I know this because of a fun little website a friend just recommended to us: You plug in your zip code and the things you want to plant, and a gardening calendar is created just for you. I imagine it is based on the average frost dates and average temperatures for your location, besides of course the climate needs and growing time of each plant.

I signed up for the free membership to Sprout Robot, so I get the calendar and email reminders when it's time to plant something. There are also memberships for purchase, which include organic heirloom seeds by mail; the price goes up depending on the size of the garden (basically, how many varieties of seeds you want).

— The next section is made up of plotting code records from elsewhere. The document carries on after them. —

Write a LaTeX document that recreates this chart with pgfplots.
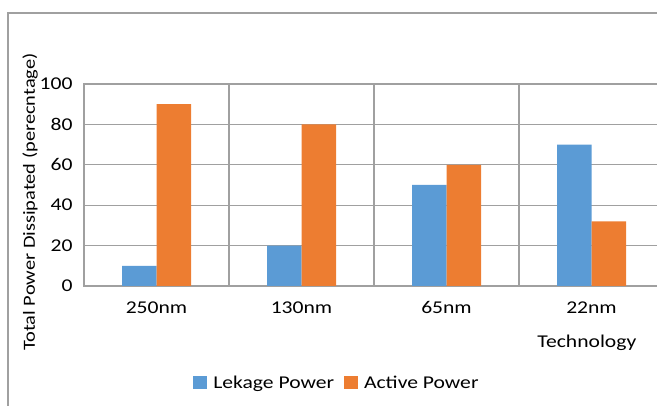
\documentclass[border=0pt]{standalone}
\usepackage{fontspec}
\setmainfont{Carlito}[FakeStretch=1.2]
\usepackage{pgfplots}
\pgfplotsset{compat=1.18}
\definecolor{gridgray}{HTML}{A0A0A0}
\definecolor{lekblue}{HTML}{5B9BD5}
\definecolor{actorange}{HTML}{ED7D31}
\begin{document}
\begin{tikzpicture}[x=1pt,y=1pt]
\useasboundingbox (0,0) rectangle (657,406);
\clip (0,0) rectangle (657,406);
% chart frame
\draw[gridgray, line width=1.2pt] (8,-5) -- (8,393) -- (700,393);
\begin{axis}[
  at={(84pt,120pt)}, anchor=south west,
  scale only axis, width=580pt, height=202pt,
  ybar=0pt, bar width=34.5pt,
  xmin=-0.5, xmax=3.5, ymin=0, ymax=100,
  xtick={0,1,2,3}, xticklabels={250nm,130nm,65nm,22nm},
  minor xtick={-0.5,0.5,1.5,2.5,3.5},
  ytick={0,20,...,100},
  major tick length=0pt, minor tick length=0pt,
  ymajorgrids, xminorgrids,
  grid style={gridgray, line width=1.2pt},
  axis line style={gridgray, line width=1.2pt},
  /pgf/number format/assume math mode=true,
  tick label style={font=\fontsize{18}{20}\selectfont, text=black},
  xticklabel style={yshift=-12pt},
  yticklabel style={xshift=-8pt},
  ylabel={Total Power Dissipated (perecntage)},
  ylabel style={at={(axis description cs:-0.093,0.416)}, anchor=center, rotate=0, font=\fontsize{17}{19}\selectfont},
  xlabel={Technology},
  xlabel style={at={(axis description cs:0.867,-0.282)}, anchor=center, font=\fontsize{18}{20}\selectfont},
  legend style={at={(axis description cs:0.436,-0.48)}, anchor=center, draw=none, fill=none,
    legend columns=2, font=\fontsize{18}{20}\selectfont,
    /tikz/every odd column/.append style={column sep=4pt},
    /tikz/every even column/.append style={column sep=8pt}},
  legend image code/.code={\fill[#1] (0pt,-6.5pt) rectangle (14pt,6.5pt);},
  clip=false,
]
\addplot[fill=lekblue, draw=none] coordinates {(0,10) (1,20) (2,50) (3,70)};
\addplot[fill=actorange, draw=none] coordinates {(0,90) (1,80) (2,60) (3,32)};
\legend{Lekage Power, Active Power}
\end{axis}
\end{tikzpicture}
\end{document}
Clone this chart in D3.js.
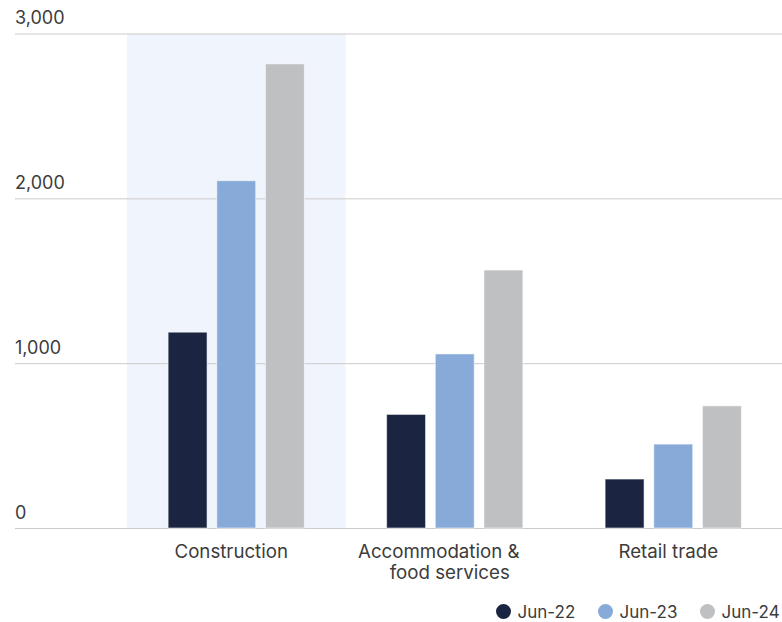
<!DOCTYPE html>
<html>
<head>
<meta charset="utf-8">
<script src="https://cdn.jsdelivr.net/npm/d3@7"></script>
<style>
  html, body { margin: 0; padding: 0; background: #fff; }
  svg { display: block; }
  text { font-family: Inter, "Noto Sans", sans-serif; fill: #3c3c3c; }
</style>
</head>
<body>
<script>
// Categories (each may wrap onto several lines)
const categories = ["Construction", "Accommodation & food services", "Retail trade"];
const categoryLines = [["Construction"], ["Accommodation &", "food services"], ["Retail trade"]];
const series = ["Jun-22", "Jun-23", "Jun-24"];
const seriesColors = ["#1b2541", "#88aad8", "#bfc0c2"];

// Values per series, in category order
const jun22 = [1188, 689, 297];
const jun23 = [2107, 1056, 509];
const jun24 = [2816, 1565, 741];
const seriesValues = [jun22, jun23, jun24];

const yTicks = [0, 1000, 2000, 3000];
const highlighted = "Construction";

const W = 782, H = 622;
const svg = d3.select("body").append("svg").attr("width", W).attr("height", H);

const x = d3.scaleBand().domain(categories).range([127, 782.5]).padding(0);
const y = d3.scaleLinear().domain([0, 3000]).range([528, 33.5]);
const inner = d3.scaleBand().domain(series).range([-73, 73]).paddingInner(0.2).paddingOuter(0.1);
const color = d3.scaleOrdinal().domain(series).range(seriesColors);

// Highlight band behind the first category
svg.append("rect")
  .attr("x", x(highlighted))
  .attr("y", y(3000))
  .attr("width", x.bandwidth())
  .attr("height", y(0) - y(3000))
  .attr("fill", "#f0f4fc");

// Gridlines and y tick labels
const yAxis = d3.axisLeft(y).tickValues(yTicks).tickSize(-(W - 15)).tickFormat(d3.format(","));
const gy = svg.append("g").attr("transform", "translate(15,0)").call(yAxis);
gy.select(".domain").remove();
gy.selectAll(".tick line").attr("stroke", "#cbcbcb").attr("stroke-width", 1)
  .attr("x1", 0).attr("x2", W - 15);
gy.selectAll(".tick text")
  .attr("x", 0).attr("dy", null).attr("y", -10)
  .attr("text-anchor", "start")
  .style("font-size", "18px")
  .style("font-family", "Inter, sans-serif")
  .attr("fill", "#3c3c3c");

// Bars
const rows = categories.map((c, i) => ({ cat: c, vals: series.map((s, j) => ({ s, v: seriesValues[j][i] })) }));
const groups = svg.append("g").selectAll("g").data(rows).join("g")
  .attr("transform", d => `translate(${x(d.cat) + x.bandwidth() / 2},0)`);
groups.selectAll("rect").data(d => d.vals).join("rect")
  .attr("x", d => inner(d.s))
  .attr("width", inner.bandwidth())
  .attr("y", d => y(d.v))
  .attr("height", d => y(0) - y(d.v))
  .attr("fill", d => color(d.s))
  .attr("stroke", "#ffffff")
  .attr("stroke-opacity", 0.55)
  .attr("stroke-width", 1);

// Category labels; a wrapped first line keeps its trailing gap
const lab = svg.append("g").selectAll("text").data(categories).join("text")
  .attr("text-anchor", "middle")
  .attr("transform", d => `translate(${x(d) + x.bandwidth() / 2 - 5},558)`)
  .style("font-size", "18.7px");
lab.each(function(d, i) {
  const t = d3.select(this);
  const lines = categoryLines[i];
  lines.forEach((line, k) => {
    t.append("tspan")
      .attr("x", lines.length > 1 && k === 0 ? -11 : 0)
      .attr("y", k * 21)
      .text(line);
  });
});

// Legend
const legend = svg.append("g").attr("transform", "translate(503.5,611.5)");
const item = legend.selectAll("g").data(series).join("g")
  .attr("transform", (d, i) => `translate(${i * 102},0)`);
item.append("circle").attr("r", 7.5).attr("fill", d => color(d));
item.append("text").attr("x", 14).attr("y", 6).style("font-size", "17px").text(d => d);
</script>
</body>
</html>
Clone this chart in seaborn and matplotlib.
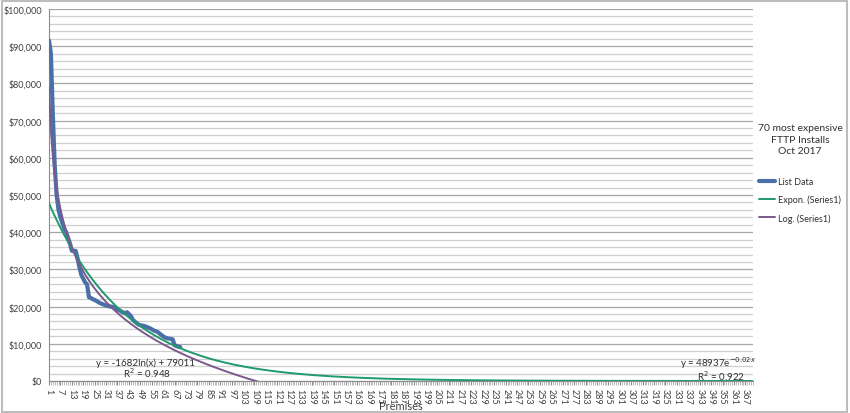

In addition to the email reminders I will receive from Sprout Robot, I also have on hand a book we got for Christmas: The City Homesteader: Self-Sufficiency on Any Square Footage by Scott Meyer.  It's one of those fun-to-peruse books that has a lot of good ideas but doesn't go deep enough into any one topic or project for you to really, really know all you need to know about doing whatever it is you're reading about.  But, I did find useful its advice on which cool-weather crops to plant in the spring and which to save for the fall.  Certain crops will be ready for harvest in time to plant summer veggies in their place, while others are better to be planted just after the harvest of the summer crops, because they'll last a little ways into the winter (or will be ready very early the next spring if they are planted at the end of the sesason).  Combining the two planting time lines, I hope to make the most use of our small space at home and our larger but seasonally limited space in the community garden by most efficiently rotating what's growing from early spring to late fall or perhaps even early winter.

Of course, this all depends on my ability to stay on task with the gardening schedule, something I haven't been so strict about (due to busyness, laziness, absent-mindedness...) in the past few—well, ever.